■ Problem requirements ■
Wherever a line in the data below holds "this", copy that line.

■ Supplied data ■
>> START

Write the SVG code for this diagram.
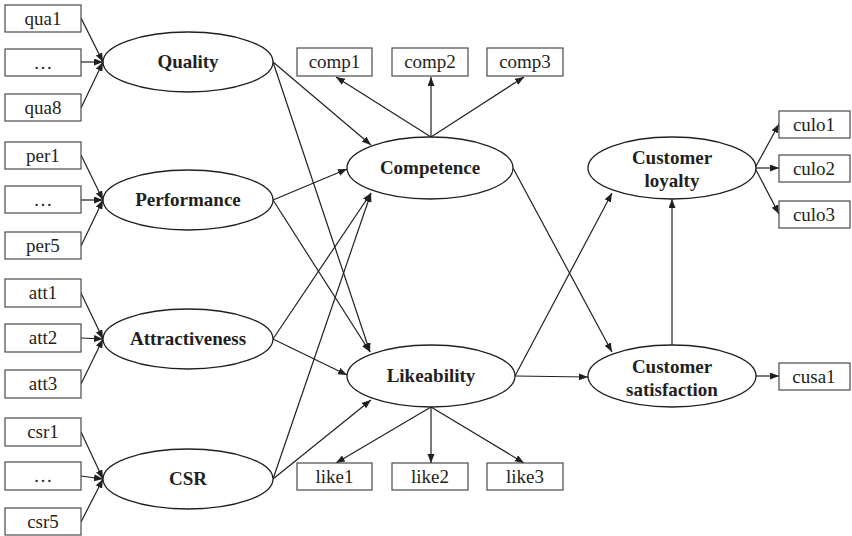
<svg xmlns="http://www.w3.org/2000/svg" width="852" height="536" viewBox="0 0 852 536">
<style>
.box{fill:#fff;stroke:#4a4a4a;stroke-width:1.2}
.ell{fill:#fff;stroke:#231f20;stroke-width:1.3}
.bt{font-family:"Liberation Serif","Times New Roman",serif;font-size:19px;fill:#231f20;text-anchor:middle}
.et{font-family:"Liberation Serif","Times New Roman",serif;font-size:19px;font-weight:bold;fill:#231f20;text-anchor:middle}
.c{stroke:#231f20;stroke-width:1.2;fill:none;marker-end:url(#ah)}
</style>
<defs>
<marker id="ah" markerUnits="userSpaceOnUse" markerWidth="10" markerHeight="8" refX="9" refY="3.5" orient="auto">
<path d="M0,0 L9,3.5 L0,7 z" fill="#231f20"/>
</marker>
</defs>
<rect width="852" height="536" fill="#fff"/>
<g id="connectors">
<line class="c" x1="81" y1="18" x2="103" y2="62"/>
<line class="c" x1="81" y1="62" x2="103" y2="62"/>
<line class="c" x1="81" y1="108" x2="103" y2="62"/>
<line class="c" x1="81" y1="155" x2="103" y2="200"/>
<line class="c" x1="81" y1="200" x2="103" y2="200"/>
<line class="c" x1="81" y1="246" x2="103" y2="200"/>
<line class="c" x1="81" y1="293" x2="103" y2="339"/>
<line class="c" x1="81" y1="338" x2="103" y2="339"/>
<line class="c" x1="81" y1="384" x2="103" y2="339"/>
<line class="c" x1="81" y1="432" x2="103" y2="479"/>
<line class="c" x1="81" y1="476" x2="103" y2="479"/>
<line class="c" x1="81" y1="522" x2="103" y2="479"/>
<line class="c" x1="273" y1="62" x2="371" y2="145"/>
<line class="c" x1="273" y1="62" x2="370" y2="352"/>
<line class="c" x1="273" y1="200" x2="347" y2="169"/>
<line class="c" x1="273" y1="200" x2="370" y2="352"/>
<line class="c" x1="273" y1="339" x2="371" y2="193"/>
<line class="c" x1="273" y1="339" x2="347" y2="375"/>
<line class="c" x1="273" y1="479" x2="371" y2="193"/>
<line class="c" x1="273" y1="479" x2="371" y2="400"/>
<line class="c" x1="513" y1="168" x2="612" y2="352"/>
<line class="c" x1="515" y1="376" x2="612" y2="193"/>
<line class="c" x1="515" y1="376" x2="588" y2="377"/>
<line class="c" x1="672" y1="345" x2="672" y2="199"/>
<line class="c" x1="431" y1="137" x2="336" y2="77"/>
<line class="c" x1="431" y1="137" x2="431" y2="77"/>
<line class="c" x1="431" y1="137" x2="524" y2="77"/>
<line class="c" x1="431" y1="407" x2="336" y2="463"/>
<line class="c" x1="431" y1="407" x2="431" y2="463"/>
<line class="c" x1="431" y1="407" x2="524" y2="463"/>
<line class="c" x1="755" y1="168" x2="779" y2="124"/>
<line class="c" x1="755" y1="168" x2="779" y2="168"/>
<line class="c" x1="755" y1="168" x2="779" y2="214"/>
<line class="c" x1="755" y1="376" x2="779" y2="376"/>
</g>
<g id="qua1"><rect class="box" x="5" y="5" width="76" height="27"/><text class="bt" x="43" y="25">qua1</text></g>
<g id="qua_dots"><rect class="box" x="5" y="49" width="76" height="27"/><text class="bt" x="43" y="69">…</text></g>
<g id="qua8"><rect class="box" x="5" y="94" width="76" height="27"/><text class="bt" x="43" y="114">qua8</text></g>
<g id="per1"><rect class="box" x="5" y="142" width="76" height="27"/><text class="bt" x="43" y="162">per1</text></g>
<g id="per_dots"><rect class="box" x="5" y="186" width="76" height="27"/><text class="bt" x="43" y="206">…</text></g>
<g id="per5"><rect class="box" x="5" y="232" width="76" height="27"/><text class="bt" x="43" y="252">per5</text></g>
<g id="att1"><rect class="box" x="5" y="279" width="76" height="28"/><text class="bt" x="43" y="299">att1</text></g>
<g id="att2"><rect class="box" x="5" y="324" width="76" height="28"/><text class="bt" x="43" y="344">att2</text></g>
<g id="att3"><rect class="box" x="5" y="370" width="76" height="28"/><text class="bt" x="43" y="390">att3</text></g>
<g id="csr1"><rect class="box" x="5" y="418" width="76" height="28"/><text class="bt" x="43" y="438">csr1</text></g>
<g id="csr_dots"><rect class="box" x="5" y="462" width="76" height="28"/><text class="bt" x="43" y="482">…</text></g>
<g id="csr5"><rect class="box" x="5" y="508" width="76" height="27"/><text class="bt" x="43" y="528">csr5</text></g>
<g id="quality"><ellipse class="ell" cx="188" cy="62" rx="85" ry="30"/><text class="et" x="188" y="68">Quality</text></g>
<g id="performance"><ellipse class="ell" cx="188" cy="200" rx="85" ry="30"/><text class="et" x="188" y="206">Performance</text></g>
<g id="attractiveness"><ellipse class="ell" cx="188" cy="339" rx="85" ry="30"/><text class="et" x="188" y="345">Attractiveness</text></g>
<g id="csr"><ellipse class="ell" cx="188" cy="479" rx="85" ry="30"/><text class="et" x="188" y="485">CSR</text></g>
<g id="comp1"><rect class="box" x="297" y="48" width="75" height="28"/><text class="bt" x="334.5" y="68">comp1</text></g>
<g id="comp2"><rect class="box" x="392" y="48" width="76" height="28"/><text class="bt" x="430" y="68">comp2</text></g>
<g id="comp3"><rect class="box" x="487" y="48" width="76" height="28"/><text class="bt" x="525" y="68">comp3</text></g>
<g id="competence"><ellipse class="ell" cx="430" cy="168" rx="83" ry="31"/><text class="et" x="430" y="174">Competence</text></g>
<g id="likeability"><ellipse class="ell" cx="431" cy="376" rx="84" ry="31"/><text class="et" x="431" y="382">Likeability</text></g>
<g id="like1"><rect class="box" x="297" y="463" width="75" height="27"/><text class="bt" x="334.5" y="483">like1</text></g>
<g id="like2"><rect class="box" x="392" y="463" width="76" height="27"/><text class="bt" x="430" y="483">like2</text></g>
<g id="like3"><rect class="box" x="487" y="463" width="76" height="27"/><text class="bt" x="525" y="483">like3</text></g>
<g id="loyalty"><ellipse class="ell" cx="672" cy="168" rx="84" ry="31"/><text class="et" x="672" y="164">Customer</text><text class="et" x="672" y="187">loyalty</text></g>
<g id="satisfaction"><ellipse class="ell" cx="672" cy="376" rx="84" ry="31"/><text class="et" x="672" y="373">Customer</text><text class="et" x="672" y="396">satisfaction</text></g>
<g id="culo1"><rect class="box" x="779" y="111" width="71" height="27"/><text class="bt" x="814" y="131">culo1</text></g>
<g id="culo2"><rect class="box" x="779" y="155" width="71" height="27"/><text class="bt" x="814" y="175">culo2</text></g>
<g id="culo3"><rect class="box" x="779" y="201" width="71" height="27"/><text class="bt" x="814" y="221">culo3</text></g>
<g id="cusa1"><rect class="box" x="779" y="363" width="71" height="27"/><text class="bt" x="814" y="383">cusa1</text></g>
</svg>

>> END
>> START

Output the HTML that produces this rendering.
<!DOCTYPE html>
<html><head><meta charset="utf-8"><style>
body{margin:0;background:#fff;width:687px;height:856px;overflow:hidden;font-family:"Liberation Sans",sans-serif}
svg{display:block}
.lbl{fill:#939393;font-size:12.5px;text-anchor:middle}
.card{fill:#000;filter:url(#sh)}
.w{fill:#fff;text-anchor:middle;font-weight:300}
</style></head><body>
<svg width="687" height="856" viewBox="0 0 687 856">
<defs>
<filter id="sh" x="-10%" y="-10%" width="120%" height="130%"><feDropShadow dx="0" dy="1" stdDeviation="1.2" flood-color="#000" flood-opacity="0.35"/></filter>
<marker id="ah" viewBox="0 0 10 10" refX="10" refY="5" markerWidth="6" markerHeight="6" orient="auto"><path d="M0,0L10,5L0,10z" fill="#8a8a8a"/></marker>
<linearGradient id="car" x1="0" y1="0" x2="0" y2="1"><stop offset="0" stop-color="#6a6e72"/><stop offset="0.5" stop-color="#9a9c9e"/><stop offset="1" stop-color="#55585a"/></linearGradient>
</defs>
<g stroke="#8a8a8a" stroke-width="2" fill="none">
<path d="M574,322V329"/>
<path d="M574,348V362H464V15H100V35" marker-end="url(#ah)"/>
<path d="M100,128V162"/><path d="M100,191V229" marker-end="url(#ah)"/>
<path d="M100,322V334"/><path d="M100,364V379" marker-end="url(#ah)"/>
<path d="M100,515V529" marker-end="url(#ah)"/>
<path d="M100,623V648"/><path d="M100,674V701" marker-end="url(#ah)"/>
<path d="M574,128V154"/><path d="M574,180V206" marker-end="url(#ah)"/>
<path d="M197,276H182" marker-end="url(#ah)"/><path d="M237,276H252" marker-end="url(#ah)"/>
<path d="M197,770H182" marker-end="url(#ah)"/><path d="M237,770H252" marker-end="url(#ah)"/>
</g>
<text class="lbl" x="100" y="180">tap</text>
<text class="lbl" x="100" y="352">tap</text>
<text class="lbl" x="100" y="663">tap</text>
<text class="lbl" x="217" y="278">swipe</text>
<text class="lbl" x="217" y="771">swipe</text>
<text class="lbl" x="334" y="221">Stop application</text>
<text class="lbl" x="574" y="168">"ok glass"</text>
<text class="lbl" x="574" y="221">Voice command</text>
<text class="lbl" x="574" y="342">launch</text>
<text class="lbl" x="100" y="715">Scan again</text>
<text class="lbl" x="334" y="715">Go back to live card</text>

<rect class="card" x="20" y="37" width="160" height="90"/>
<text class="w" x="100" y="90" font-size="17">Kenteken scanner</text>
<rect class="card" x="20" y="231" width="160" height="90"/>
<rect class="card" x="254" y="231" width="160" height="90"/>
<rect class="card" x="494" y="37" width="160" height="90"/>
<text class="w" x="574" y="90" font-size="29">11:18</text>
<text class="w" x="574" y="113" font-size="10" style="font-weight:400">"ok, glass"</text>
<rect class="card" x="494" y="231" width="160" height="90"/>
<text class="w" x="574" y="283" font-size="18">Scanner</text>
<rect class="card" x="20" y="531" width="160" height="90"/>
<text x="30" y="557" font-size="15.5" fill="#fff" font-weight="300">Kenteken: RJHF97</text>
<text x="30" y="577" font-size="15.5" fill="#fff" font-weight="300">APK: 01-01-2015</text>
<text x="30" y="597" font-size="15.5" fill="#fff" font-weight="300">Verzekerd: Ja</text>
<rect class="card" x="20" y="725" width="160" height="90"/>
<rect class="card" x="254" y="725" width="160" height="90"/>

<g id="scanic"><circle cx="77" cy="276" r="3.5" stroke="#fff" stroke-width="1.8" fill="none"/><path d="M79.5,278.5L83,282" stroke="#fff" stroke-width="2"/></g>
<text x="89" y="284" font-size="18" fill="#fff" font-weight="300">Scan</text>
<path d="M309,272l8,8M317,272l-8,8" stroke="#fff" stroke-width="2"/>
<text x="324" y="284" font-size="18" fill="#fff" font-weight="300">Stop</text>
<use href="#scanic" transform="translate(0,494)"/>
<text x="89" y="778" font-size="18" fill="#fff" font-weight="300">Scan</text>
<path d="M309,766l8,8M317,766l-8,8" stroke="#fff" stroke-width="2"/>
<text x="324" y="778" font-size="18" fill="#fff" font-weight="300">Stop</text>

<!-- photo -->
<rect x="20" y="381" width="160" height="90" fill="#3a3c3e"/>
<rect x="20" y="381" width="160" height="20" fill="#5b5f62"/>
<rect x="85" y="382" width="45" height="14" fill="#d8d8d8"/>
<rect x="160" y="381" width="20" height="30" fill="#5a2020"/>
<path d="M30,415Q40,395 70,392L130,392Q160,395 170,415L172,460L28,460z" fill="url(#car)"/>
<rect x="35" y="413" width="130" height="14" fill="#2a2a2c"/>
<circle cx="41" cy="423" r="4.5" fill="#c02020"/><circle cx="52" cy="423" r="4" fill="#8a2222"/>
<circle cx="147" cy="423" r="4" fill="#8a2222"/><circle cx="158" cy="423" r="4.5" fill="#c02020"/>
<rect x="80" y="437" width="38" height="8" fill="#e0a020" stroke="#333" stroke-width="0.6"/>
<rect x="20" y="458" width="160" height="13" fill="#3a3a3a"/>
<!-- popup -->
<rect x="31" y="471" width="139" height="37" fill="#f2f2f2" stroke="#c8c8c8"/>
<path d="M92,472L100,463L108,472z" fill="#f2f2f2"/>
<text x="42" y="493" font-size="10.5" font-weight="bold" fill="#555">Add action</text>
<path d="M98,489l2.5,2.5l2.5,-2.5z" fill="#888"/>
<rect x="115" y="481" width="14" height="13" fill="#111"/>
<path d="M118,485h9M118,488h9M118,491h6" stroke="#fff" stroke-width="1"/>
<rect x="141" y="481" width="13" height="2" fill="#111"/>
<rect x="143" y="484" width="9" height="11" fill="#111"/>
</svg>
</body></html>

>> END

■ Full solution ■
Write the SVG code for this diagram.
Output the HTML that produces this rendering.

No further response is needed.